In accordance with embodiments, single-bit errors due to soft errors do not become double-bit errors due to additional soft errors. In addition, although hard errors are not corrected, such errors are not aggravated either. The embodiments also advantageously utilize less of the memory cell array to detect and correct two-bit errors in a given block of memory. The embodiments also do not incur as much memory latency as conventional double-bit error detection and correction techniques.

The foregoing descriptions of specific embodiments have been presented for purposes of illustration and description. They are not intended to be exhaustive or to limit the disclosure to the precise forms disclosed, and obviously many modifications and variations are possible in light of the above teaching. The embodiments were chosen and described in order to best explain the principles of the disclosure and its practical application, to thereby enable others skilled in the art to best utilize the disclosure and various embodiments with various modifications as are suited to the particular use contemplated.
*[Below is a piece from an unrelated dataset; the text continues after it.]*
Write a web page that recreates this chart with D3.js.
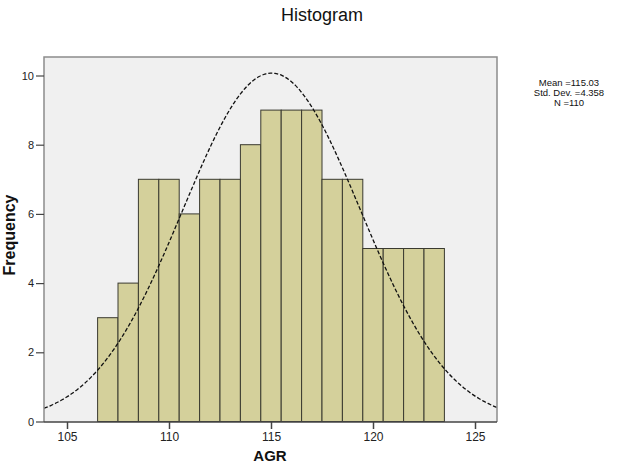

It is intended that the scope of the disclosure be defined by the Claims appended hereto and their equivalents.

Claims

1. A memory device comprising:

a first type of error information based on a first group of data; and

a second type of error information based on a second group of the data, wherein the second group is greater than the first group.
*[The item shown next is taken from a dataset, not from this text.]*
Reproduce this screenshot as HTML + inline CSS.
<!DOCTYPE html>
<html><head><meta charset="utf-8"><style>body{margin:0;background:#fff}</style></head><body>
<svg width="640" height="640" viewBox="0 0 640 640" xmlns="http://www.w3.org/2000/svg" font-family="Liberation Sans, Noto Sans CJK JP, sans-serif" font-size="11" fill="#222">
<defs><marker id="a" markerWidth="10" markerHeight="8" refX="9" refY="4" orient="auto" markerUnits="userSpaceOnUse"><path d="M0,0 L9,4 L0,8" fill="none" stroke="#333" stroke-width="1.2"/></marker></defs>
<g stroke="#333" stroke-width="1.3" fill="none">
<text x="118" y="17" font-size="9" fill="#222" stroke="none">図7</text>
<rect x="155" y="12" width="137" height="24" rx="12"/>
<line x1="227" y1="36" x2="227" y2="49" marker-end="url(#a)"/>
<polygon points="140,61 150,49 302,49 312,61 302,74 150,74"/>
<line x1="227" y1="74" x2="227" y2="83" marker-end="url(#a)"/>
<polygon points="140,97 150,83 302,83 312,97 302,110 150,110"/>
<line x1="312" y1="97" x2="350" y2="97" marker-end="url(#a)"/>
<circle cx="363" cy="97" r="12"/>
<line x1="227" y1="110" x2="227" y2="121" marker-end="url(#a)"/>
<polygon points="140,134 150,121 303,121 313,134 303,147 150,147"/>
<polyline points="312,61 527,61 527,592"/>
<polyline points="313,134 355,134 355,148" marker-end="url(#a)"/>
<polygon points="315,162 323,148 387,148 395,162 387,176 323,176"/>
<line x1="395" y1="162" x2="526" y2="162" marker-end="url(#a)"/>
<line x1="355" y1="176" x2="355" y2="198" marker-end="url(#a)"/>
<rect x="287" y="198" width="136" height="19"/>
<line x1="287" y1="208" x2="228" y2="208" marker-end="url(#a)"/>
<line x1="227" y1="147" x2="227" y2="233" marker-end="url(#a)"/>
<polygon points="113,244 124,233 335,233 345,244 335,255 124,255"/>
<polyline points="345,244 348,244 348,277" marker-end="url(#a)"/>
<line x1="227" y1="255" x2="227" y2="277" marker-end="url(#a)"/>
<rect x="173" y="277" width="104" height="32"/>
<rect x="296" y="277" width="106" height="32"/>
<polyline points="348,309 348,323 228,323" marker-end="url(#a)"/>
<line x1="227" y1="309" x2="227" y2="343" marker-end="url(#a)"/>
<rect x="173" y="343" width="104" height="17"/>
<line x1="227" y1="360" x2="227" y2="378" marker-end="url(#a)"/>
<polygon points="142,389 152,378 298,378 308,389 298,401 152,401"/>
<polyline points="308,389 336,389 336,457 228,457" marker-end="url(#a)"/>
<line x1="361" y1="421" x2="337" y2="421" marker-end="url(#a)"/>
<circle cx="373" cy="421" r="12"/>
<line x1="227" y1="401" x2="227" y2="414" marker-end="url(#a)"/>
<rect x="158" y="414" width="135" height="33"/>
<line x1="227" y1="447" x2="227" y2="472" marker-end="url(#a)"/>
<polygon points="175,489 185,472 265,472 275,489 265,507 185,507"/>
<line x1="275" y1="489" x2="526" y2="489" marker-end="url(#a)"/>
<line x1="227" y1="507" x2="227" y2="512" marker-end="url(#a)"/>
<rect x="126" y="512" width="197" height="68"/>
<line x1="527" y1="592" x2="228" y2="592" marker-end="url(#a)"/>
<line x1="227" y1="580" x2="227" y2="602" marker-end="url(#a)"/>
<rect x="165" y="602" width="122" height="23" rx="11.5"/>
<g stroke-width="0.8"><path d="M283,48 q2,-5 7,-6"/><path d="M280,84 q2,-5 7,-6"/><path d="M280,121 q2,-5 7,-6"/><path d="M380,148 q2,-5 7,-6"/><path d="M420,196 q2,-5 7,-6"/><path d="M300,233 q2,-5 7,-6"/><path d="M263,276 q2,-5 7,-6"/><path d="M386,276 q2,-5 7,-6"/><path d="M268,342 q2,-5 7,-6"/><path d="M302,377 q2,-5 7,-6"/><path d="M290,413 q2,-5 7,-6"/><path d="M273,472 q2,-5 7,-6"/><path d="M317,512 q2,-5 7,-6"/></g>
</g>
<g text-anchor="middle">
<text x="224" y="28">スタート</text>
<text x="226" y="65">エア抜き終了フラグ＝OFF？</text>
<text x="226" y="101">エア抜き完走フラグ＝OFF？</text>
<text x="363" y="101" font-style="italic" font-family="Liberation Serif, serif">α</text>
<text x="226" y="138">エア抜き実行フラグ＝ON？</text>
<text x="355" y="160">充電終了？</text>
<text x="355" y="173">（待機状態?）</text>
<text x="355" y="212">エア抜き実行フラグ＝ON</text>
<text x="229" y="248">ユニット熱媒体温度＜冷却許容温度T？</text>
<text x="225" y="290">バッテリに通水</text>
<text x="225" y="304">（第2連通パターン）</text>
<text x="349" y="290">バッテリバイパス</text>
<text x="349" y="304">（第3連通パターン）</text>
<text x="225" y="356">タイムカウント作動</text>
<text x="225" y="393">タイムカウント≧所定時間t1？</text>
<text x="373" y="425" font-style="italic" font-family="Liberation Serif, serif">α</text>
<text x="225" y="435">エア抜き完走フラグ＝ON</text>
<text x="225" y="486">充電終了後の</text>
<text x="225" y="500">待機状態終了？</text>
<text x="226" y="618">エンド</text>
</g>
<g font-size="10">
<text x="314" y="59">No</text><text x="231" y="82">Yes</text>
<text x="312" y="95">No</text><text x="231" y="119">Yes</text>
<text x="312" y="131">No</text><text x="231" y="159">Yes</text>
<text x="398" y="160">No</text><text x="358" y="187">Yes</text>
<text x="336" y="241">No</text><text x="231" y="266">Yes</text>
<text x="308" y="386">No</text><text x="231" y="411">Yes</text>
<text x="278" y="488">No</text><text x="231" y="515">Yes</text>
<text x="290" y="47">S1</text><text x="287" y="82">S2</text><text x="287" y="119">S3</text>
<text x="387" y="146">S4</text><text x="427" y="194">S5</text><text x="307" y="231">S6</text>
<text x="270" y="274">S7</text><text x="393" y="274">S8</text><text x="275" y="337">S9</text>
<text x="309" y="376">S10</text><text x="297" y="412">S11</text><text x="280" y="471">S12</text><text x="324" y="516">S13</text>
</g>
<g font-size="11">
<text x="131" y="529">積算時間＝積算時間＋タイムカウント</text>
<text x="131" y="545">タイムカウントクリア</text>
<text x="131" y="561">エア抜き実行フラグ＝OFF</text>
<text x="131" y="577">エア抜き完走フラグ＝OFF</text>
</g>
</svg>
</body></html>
2. The memory device of claim 1, wherein the first group is a word.

3. The memory device of claim 2, wherein the second group is a block of words.
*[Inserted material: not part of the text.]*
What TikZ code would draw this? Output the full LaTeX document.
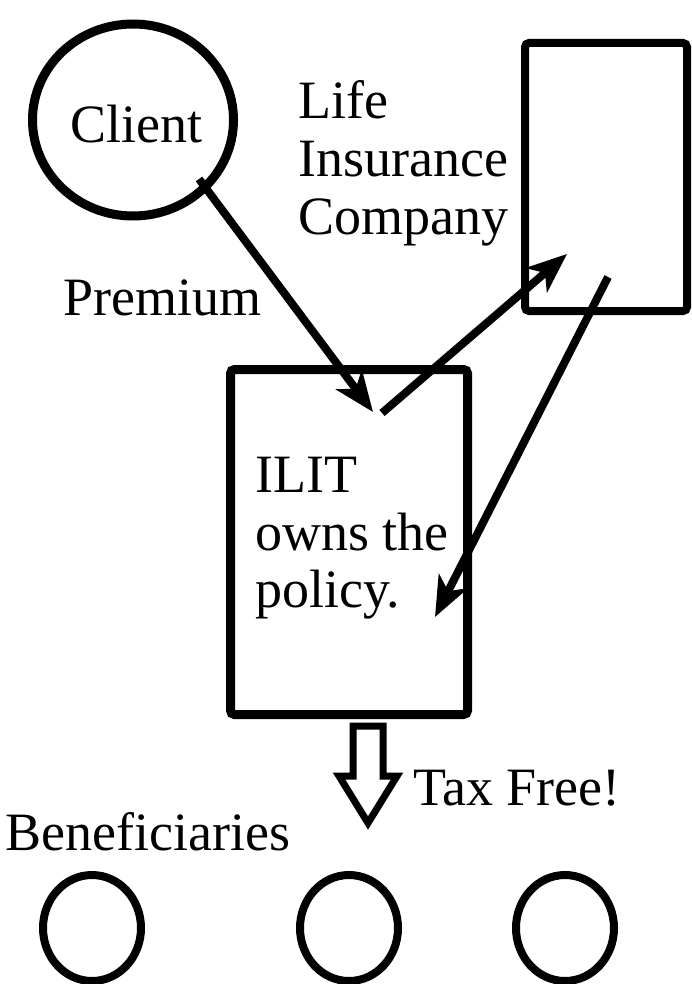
\documentclass[tikz,border=0pt]{standalone}
\usepackage{fontspec}
\setmainfont{Liberation Serif}
\usetikzlibrary{arrows.meta,shapes.geometric}
\begin{document}
\begin{tikzpicture}[x=1pt,y=-1pt,
  lbl/.style={anchor=base west, inner sep=0pt, font=\fontsize{54}{60}\selectfont},
  boxshape/.style={draw, line width=9pt, rounded corners=4pt, inner sep=0pt},
  ringshape/.style={draw, ellipse, line width=8pt, inner sep=0pt},
  flow/.style={line width=8pt, -{Stealth[length=40pt,width=32pt,inset=11pt]}},
]
\useasboundingbox (0,0) rectangle (691,984);
\fill[white] (0,0) rectangle (691,984);

% shapes
\node[ringshape, line width=9pt, minimum width=201pt, minimum height=192pt] (client) at (133,120) {};
\node[boxshape, line width=8pt, minimum width=162pt, minimum height=268pt] (life) at (606,177) {};
\node[boxshape, minimum width=237pt, minimum height=345pt] (ilit) at (349,542) {};
\node[ringshape, minimum width=98pt, minimum height=106pt] (b1) at (92,928) {};
\node[ringshape, minimum width=98pt, minimum height=106pt] (b2) at (349,928) {};
\node[ringshape, minimum width=98pt, minimum height=106pt] (b3) at (565,928) {};

% texts
\node[lbl] (tclient) at (70,143) {Client};
\node[lbl] (tlife1) at (298,119) {Life};
\node[lbl] (tlife2) at (298,177) {Insurance};
\node[lbl] (tlife3) at (298,235) {Company};
\node[lbl] (tprem) at (63,315) {Premium};
\node[lbl] (tilit1) at (255,492) {ILIT};
\node[lbl] (tilit2) at (255,550) {owns the};
\node[lbl] (tilit3) at (255,607) {policy.};
\node[lbl] (ttax) at (413,805) {Tax Free!};
\node[lbl] (tben) at (5,850) {Beneficiaries};

% connectors
\coordinate (c1) at (199,179);
\coordinate (i1) at (373,412);
\coordinate (i2) at (382,413);
\coordinate (l1) at (567,254);
\coordinate (l2) at (608,277);
\coordinate (i3) at (435,617);
\draw[flow] (c1) -- (i1);
\draw[flow] (i2) -- (l1);
\draw[flow] (l2) -- (i3);

% hollow arrow
\draw[line width=7pt, line join=miter]
  (353,726) -- (383,726) -- (383,776) -- (397,776) -- (368,823)
  -- (339,776) -- (353,776) -- cycle;
\end{tikzpicture}
\end{document}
4. The memory device of claim 1, wherein the first type of error information comprises error detection and correction information.

5. The memory device of claim 1, wherein the second type of error information comprises error detection information.

6. The memory device of claim 1, wherein the first type of error information comprises a byte of bits.

7. The memory device of claim 6, wherein the second type of error information comprises a word of bytes.

8. A method comprising:

determining a first type of error information by using a first group of data;

determining a second type of error information by using a second group of the data, wherein the second group is greater than the first group; and

storing the first type of error information and the second type of error information in a memory.

9. The method of claim 8, wherein the first group is a word.

10. The method of claim 9, wherein the second group is a block of words.

11. The method of claim 8, wherein the first type of error information comprises error detection and correction information.

12. The method of claim 8, wherein the second type of error information comprises error detection information.

13. The method of claim 8, wherein the first type of error information comprises a byte of bits.

14. The method of claim 13, wherein the second type of error information comprises a word of bytes.

15. A method comprising:

detecting an error in data, wherein said detecting includes: using a first type of error information that is calculated from a first group of the data, and using a second type of error information that is calculated from a second group of the data, wherein the second group is greater than the first group; and

correcting the error by using at least one of the first type of error information and the second type of error information.

16. The method of claim 15, wherein the first group is a word.

17. The method of claim 16, wherein the second group is a block of words.

18. The method of claim 15, wherein the first type of error information comprises error detection and correction information.

19. The method of claim 15, wherein the second type of error information comprises error detection information.

20. The method of claim 15, wherein the first type of error information comprises a byte of bits, and wherein the second type of error information comprises a word of bytes.